[START GIVEN DATA]

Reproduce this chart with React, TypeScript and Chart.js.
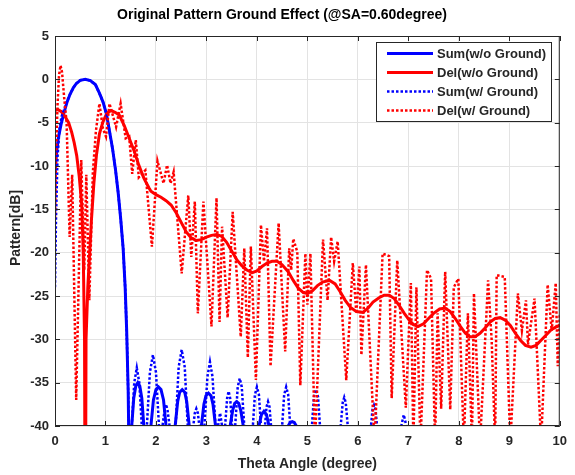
import React, { useEffect, useRef } from "react";
import { Chart, registerables } from "chart.js";
Chart.register(...registerables);

const titleText = "Original Pattern Ground Effect (@SA=0.60degree)";
const xLabel = "Theta Angle (degree)";
const yLabel = "Pattern[dB]";
const xTicks = [0, 1, 2, 3, 4, 5, 6, 7, 8, 9, 10];
const yTicks = [5, 0, -5, -10, -15, -20, -25, -30, -35, -40];
const legendLabels = ["Sum(w/o Ground)", "Del(w/o Ground)", "Sum(w/ Ground)", "Del(w/ Ground)"];

// Sum (w/o Ground)
const sumWoX = [0, 0.03, 0.065, 0.12, 0.18, 0.24, 0.3, 0.36, 0.42, 0.5, 0.6, 0.7, 0.8, 0.88, 0.95, 1.02, 1.08, 1.14, 1.2, 1.25, 1.3, 1.35, 1.39, 1.42, 1.45, 1.47,
  1.52, 1.56, 1.6, 1.64, 1.68, 1.72, 1.76, 1.8,
  1.86, 1.9, 1.95, 2.0, 2.05, 2.1, 2.15, 2.2, 2.25,
  2.33, 2.38, 2.43, 2.47, 2.52, 2.57, 2.61, 2.66, 2.71,
  2.85, 2.9, 2.95, 2.99, 3.04, 3.09, 3.13, 3.18, 3.23,
  3.42, 3.47, 3.52, 3.56, 3.6, 3.64, 3.68, 3.73, 3.78,
  3.99, 4.04, 4.09, 4.14, 4.19, 4.24, 4.29,
  4.58, 4.62, 4.66, 4.7, 4.74, 4.78, 4.82, 10];
const sumWoY = [-10.8, -8.5, -6.8, -5.2, -3.8, -2.6, -1.7, -1.0, -0.5, -0.12, 0, -0.15, -0.6, -1.6, -2.6, -4.0, -6.0, -8.0, -10.5, -13, -16, -19.5, -24, -29, -36, -45,
  -40, -36.8, -35.4, -35, -35.4, -36.8, -40, -45,
  -45, -40, -37, -35.8, -35.5, -35.8, -37, -40, -45,
  -45, -40, -37.2, -36.1, -35.8, -36.1, -37.2, -40, -45,
  -45, -40, -37.5, -36.5, -36.2, -36.5, -37.5, -40, -45,
  -45, -40, -38.2, -37.4, -37.2, -37.4, -38.2, -40, -45,
  -45, -40, -38.7, -38.3, -38.7, -40, -45,
  -45, -40, -39.6, -39.5, -39.6, -40, -45, -45];

// Del (w/o Ground)
const delWoX = [0, 0.06, 0.12, 0.2, 0.27, 0.33, 0.38, 0.43, 0.48, 0.53, 0.56, 0.585, 0.6, 0.615, 0.65, 0.72, 0.77, 0.82, 0.88, 0.95, 1.03, 1.11, 1.19, 1.27, 1.37, 1.47, 1.57, 1.66, 1.76, 1.86, 1.9,
  2.0, 2.1, 2.2, 2.3, 2.4, 2.5, 2.6, 2.7, 2.8, 2.9, 3.0, 3.1, 3.2, 3.3, 3.4, 3.5, 3.6, 3.7, 3.8, 3.91, 4.0, 4.1, 4.2, 4.3, 4.4, 4.5, 4.62, 4.72, 4.82, 4.92, 5.0, 5.1, 5.2, 5.3, 5.44, 5.55, 5.65, 5.75, 5.85, 5.97,
  6.1, 6.2, 6.3, 6.42, 6.52, 6.62, 6.72, 6.82, 6.92, 7.02, 7.1, 7.2, 7.3, 7.4, 7.5, 7.62, 7.73, 7.83, 7.93, 8.03, 8.13, 8.22, 8.32, 8.42, 8.52, 8.62, 8.72, 8.82, 8.92, 9.02, 9.12, 9.22, 9.32, 9.43, 9.53, 9.63, 9.73, 9.83, 9.92, 10];
const delWoY = [-3.6, -3.5, -3.7, -4.3, -5.0, -6.1, -7.3, -8.8, -11.2, -14.5, -20.3, -30, -60, -30, -24, -16.4, -12, -8.8, -6.3, -4.9, -3.9, -3.6, -3.8, -4.1, -5.3, -6.8, -8.3, -9.9, -11.4, -12.5, -12.9,
  -13.3, -13.6, -14.0, -14.5, -15.4, -16.5, -17.6, -18.3, -18.6, -18.5, -18.2, -18.0, -17.9, -18.1, -18.8, -19.8, -20.8, -21.5, -22.0, -22.3, -22.1, -21.6, -21.2, -21.0, -21.0, -21.4, -22.2, -23.2, -24.1, -24.6, -24.7, -24.4, -23.8, -23.4, -23.2, -23.6, -24.5, -25.5, -26.3, -26.8,
  -26.9, -26.4, -25.7, -25.2, -24.9, -24.9, -25.3, -26.1, -27.0, -27.8, -28.3, -28.5, -28.2, -27.6, -27.0, -26.5, -26.4, -26.8, -27.6, -28.5, -29.3, -29.7, -29.7, -29.3, -28.7, -28.0, -27.6, -27.5, -27.8, -28.4, -29.3, -30.1, -30.7, -30.9, -30.7, -30.1, -29.5, -28.9, -28.6, -28.4];

// Sum (w/ Ground)
const sumWX = [0, 0.02, 0.05, 0.09, 0.13, 0.18, 0.24, 0.3, 0.36, 0.42, 0.5, 0.6, 0.7, 0.8, 0.88, 0.95, 1.02, 1.08, 1.14, 1.2, 1.25, 1.3, 1.35, 1.39, 1.42, 1.45, 1.47,
  1.49, 1.52, 1.57, 1.62, 1.67, 1.72, 1.75,
  1.79, 1.82, 1.88, 1.94, 2.0, 2.06, 2.09,
  2.1, 2.13, 2.17, 2.2, 2.23, 2.27, 2.3,
  2.36, 2.39, 2.45, 2.51, 2.57, 2.63, 2.66,
  2.71, 2.74, 2.77, 2.8, 2.83, 2.86, 2.89,
  2.93, 2.96, 3.02, 3.07, 3.12, 3.18, 3.2,
  3.23, 3.27, 3.31, 3.34,
  3.37, 3.41, 3.44, 3.47, 3.51, 3.54,
  3.55, 3.57, 3.62, 3.66, 3.7, 3.75, 3.78,
  3.89, 3.92, 3.96, 4.0, 4.04, 4.08, 4.11,
  4.13, 4.16, 4.19, 4.22, 4.25, 4.28, 4.31,
  4.47, 4.5, 4.54, 4.58, 4.62, 4.66, 4.69,
  5.06, 5.09, 5.13, 5.17, 5.21, 5.25, 5.28,
  5.63, 5.66, 5.7, 5.73, 5.76, 5.8, 5.83,
  6.23, 6.26, 6.29, 6.32, 6.35, 6.38, 6.41,
  6.83, 6.86, 6.91, 6.96, 6.99, 10];
const sumWY = [-24, -16, -9, -5.6, -4.3, -3.5, -2.5, -1.7, -1.0, -0.5, -0.1, 0, -0.15, -0.6, -1.6, -2.6, -4.0, -6.0, -8.0, -10.5, -13, -16, -19.5, -24, -29, -36, -45,
  -45, -40, -35, -33.3, -35, -40, -45,
  -45, -40, -33.8, -31.8, -33.8, -40, -45,
  -45, -40, -38.2, -37.5, -38.2, -40, -45,
  -45, -40, -33.2, -31.2, -33.2, -40, -45,
  -45, -40, -38.5, -38, -38.5, -40, -45,
  -45, -40, -34.3, -32.6, -34.3, -40, -45,
  -40, -38.5, -40, -45,
  -40, -36.8, -36, -36.8, -40, -45,
  -45, -40, -35.5, -34.5, -35.5, -40, -45,
  -45, -40, -36.4, -35.5, -36.4, -40, -45,
  -45, -40, -37.8, -37.2, -37.8, -40, -45,
  -45, -40, -36.4, -35.5, -36.4, -40, -45,
  -45, -40, -36.6, -35.8, -36.6, -40, -45,
  -45, -40, -37.3, -36.7, -37.3, -40, -45,
  -45, -40, -38.1, -37.6, -38.1, -40, -45,
  -45, -40, -38.7, -40, -45, -45];

// Del (w/ Ground)
const delWX = [0, 0.02, 0.05, 0.08, 0.11, 0.14, 0.18, 0.23, 0.29, 0.34, 0.42, 0.52, 0.58, 0.62, 0.68, 0.75, 0.81, 0.88, 0.95, 1.01, 1.08, 1.21, 1.3, 1.4, 1.47, 1.53, 1.6, 1.66, 1.79, 1.92,
  2.03, 2.15, 2.22, 2.29, 2.35, 2.51, 2.64, 2.7, 2.77, 2.83, 2.94, 3.1, 3.2, 3.26, 3.31, 3.42, 3.52, 3.68, 3.75, 3.82, 3.88, 3.98, 4.08, 4.14, 4.2, 4.27, 4.43, 4.56, 4.64, 4.68, 4.72, 4.8, 4.86, 4.96,
  5.0, 5.06, 5.15, 5.31, 5.4, 5.47, 5.53, 5.6, 5.77, 5.9, 5.97, 6.03, 6.07, 6.16, 6.33, 6.49, 6.62, 6.67, 6.78, 6.95, 7.05, 7.1, 7.16, 7.24, 7.37, 7.45, 7.53, 7.58, 7.65, 7.73, 7.83, 7.9, 7.99,
  8.1, 8.18, 8.26, 8.3, 8.42, 8.58, 8.65, 8.72, 8.75, 8.91, 9.02, 9.17, 9.25, 9.33, 9.37, 9.5, 9.63, 9.76, 9.84, 9.92, 9.96, 10];
const delWY = [-16, -9, -3, 0.5, 1.6, 0.8, -2, -5, -18.2, -11, -37, -9.3, -22, -11, -25.5, -10.7, -6, -2.8, -5.7, -6.6, -2.8, -5.5, -2.8, -6.8, -6.6, -10.9, -7, -11.3, -10.5, -19.3,
  -9.4, -12, -9.9, -12, -10.7, -22.4, -13.4, -20.5, -14.1, -27, -14.1, -28.5, -13.7, -28, -17, -27.5, -15.3, -29.7, -19.5, -32.1, -19.3, -34.7, -16.8, -21, -17.2, -33.1, -16.6, -31.4, -19.5, -22, -18.4, -19.9, -35.3, -20.1,
  -26, -20.1, -42, -18.5, -25.5, -18.2, -21, -18.7, -34.7, -21.2, -27, -21.6, -31.8, -21.4, -42, -20.1, -20.4, -36.8, -20.9, -37.9, -23.5, -42, -24, -42, -22, -23, -42, -27, -38, -22.2, -38.1, -24, -23,
  -42, -27, -42, -24.7, -42, -23.2, -30, -42, -22.6, -22.8, -42, -24.7, -29, -25.5, -30.6, -25.3, -42, -23.7, -29, -23.5, -33.1, -27];

const BLUE = "#0000ff";
const RED = "#ff0000";
const TXT = "#262626";
const FONT = '"Liberation Sans", Arial, sans-serif';

const pts = (xs: number[], ys: number[]) => xs.map((x, i) => ({ x, y: ys[i] }));

const styles = [
  { color: BLUE, dash: [] as number[], width: 3 },
  { color: RED, dash: [] as number[], width: 3 },
  { color: BLUE, dash: [2.5, 2], width: 2.5 },
  { color: RED, dash: [2.5, 2], width: 2.5 },
];

const decor = {
  id: "decor",
  afterDatasetsDraw(chart: any) {
    const { ctx, chartArea: a, scales } = chart;
    ctx.save();
    ctx.strokeStyle = TXT;
    ctx.lineWidth = 1;
    ctx.strokeRect(a.left + 0.5, a.top + 0.5, a.right - a.left - 1, a.bottom - a.top - 1);
    ctx.beginPath();
    xTicks.forEach((v) => {
      const px = Math.round(scales.x.getPixelForValue(v)) + 0.5;
      ctx.moveTo(px, a.bottom); ctx.lineTo(px, a.bottom - 5);
      ctx.moveTo(px, a.top); ctx.lineTo(px, a.top + 5);
    });
    yTicks.forEach((v) => {
      const py = Math.round(scales.y.getPixelForValue(v)) + 0.5;
      ctx.moveTo(a.left, py); ctx.lineTo(a.left + 5, py);
      ctx.moveTo(a.right, py); ctx.lineTo(a.right - 5, py);
    });
    ctx.stroke();

    // legend
    const bx = 376, by = 42, bw = 175, bh = 79;
    ctx.fillStyle = "#ffffff";
    ctx.fillRect(bx, by, bw, bh);
    ctx.strokeStyle = TXT;
    ctx.lineWidth = 1;
    ctx.strokeRect(bx + 0.5, by + 0.5, bw, bh);
    ctx.font = `bold 13px ${FONT}`;
    ctx.textBaseline = "middle";
    ctx.textAlign = "left";
    legendLabels.forEach((lab, i) => {
      const y = 53.5 + i * 19;
      const s = styles[i];
      ctx.beginPath();
      ctx.strokeStyle = s.color;
      ctx.lineWidth = s.width;
      ctx.setLineDash(s.dash);
      ctx.moveTo(387, y);
      ctx.lineTo(433, y);
      ctx.stroke();
      ctx.setLineDash([]);
      ctx.fillStyle = TXT;
      ctx.fillText(lab, 437, y + 1);
    });

    // titles
    ctx.fillStyle = "#000000";
    ctx.font = `bold 14px ${FONT}`;
    ctx.textAlign = "center";
    ctx.fillText(titleText, 282, 15);
    ctx.fillStyle = TXT;
    ctx.font = `bold 14px ${FONT}`;
    ctx.fillText(xLabel, (a.left + a.right) / 2, 464);
    ctx.translate(16, 228);
    ctx.rotate(-Math.PI / 2);
    ctx.fillText(yLabel, 0, 0);
    ctx.restore();
  },
};

export default function App() {
  const ref = useRef<HTMLCanvasElement>(null);
  useEffect(() => {
    const series = [pts(sumWoX, sumWoY), pts(delWoX, delWoY), pts(sumWX, sumWY), pts(delWX, delWY)];
    const chart = new Chart(ref.current as HTMLCanvasElement, {
      type: "line",
      data: {
        datasets: series.map((d, i) => ({
          label: legendLabels[i],
          data: d,
          borderColor: styles[i].color,
          borderWidth: styles[i].width,
          borderDash: styles[i].dash,
          pointRadius: 0,
          fill: false,
          tension: 0,
          clip: 0,
          order: 4 - i,
        })),
      },
      options: {
        animation: false,
        responsive: false,
        layout: { padding: { left: 0, top: 36, right: 9, bottom: 0 } },
        plugins: { legend: { display: false }, tooltip: { enabled: false }, title: { display: false } },
        scales: {
          x: {
            type: "linear",
            min: 0,
            max: 10,
            afterBuildTicks: (s: any) => { s.ticks = xTicks.map((v) => ({ value: v })); },
            afterFit: (s: any) => { s.height = 49; },
            grid: { color: "#e3e3e3", drawTicks: false },
            border: { display: false },
            ticks: { padding: 8, color: TXT, font: { family: FONT, size: 13, weight: "bold" }, maxRotation: 0 },
          },
          y: {
            type: "linear",
            min: -40,
            max: 5,
            afterBuildTicks: (s: any) => { s.ticks = yTicks.map((v) => ({ value: v })); },
            afterFit: (s: any) => { s.width = 55; },
            grid: { color: "#e3e3e3", drawTicks: false },
            border: { display: false },
            ticks: { padding: 6, color: TXT, font: { family: FONT, size: 13, weight: "bold" } },
          },
        },
      },
      plugins: [decor],
    });
    return () => chart.destroy();
  }, []);
  return (
    <div style={{ position: "fixed", left: 0, top: 0, width: 575, height: 475, background: "#fff" }}>
      <canvas ref={ref} width={575} height={475} />
    </div>
  );
}
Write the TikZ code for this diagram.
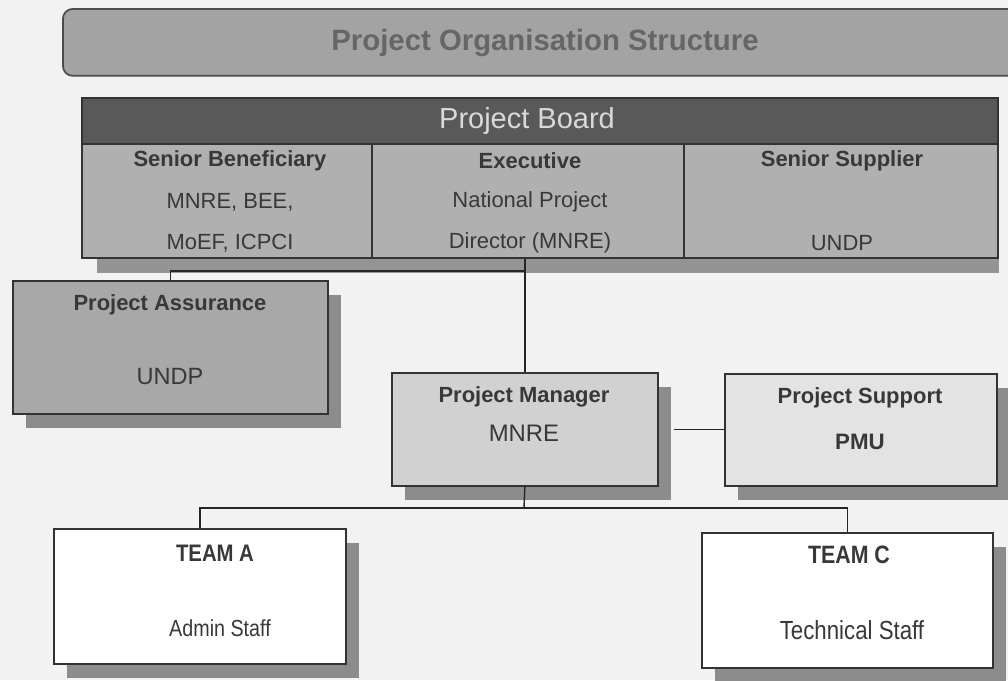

[END GIVEN DATA]

- _EXERCISE AIM_
Begin at the first line of the entries above and return each line exactly, stopping after the line that contains "Chart.register(...registerables);". Pictures do not belong in the copy.

- _FULL RESPONSE_
Reproduce this chart with React, TypeScript and Chart.js.
import React, { useEffect, useRef } from "react";
import { Chart, registerables } from "chart.js";
Chart.register(...registerables);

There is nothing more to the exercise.